My sister, Rita Anne, was my mother’s primary caretaker later in life. It was hard work, and I admire and respect her for it. I could never have been as committed as she was to the effort. I hope she finds some catharsis in this and makes the changes that will provide her a happy and healthy rest-of-her-life.

Angelina was 94, led a rich, textured, full and fruitful life, and was surrounded, at her death, by people who loved her. She was a good woman, a wonderful teacher, an amazingly talented artist, a loving wife and mother and she will be missed by many.

Especially me.

Goodbye, Mom.

Maria Solame Angelina Delgado Younis Martinez
Born: October 22, 1919
Died: November 10, 2013

My mother and I in her home in Santa Fe. This photo was taken in 2010.

My mother and I in her home in Santa Fe.

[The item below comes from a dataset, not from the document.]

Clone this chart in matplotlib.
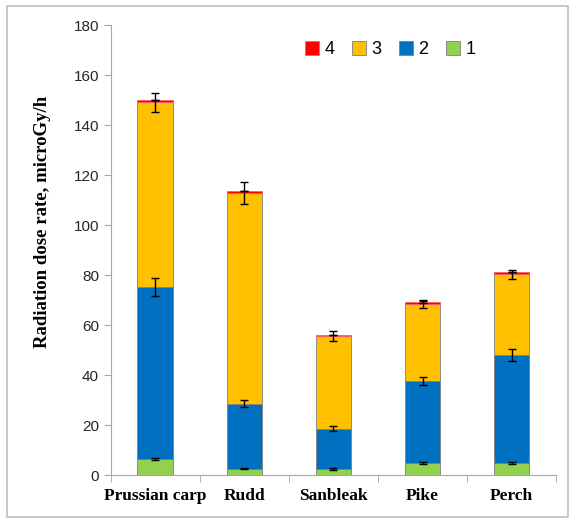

This photo was taken in 2010.

She is survived by her children, Toby Michael Younis and Rita Anne Montano; her grandchildren, Jason Michael Younis, Sean Leigh Wells, Ryan Marie McGarry, Erica Rae Younis, Toby Renee Younis and Santos Montano; and her great grandchildren, Amanda Hope Younis, Courtney Leigh Younis, Phoenix Richard Wells and Griffin Anderson Wells.

Illa ut requiescant in pace.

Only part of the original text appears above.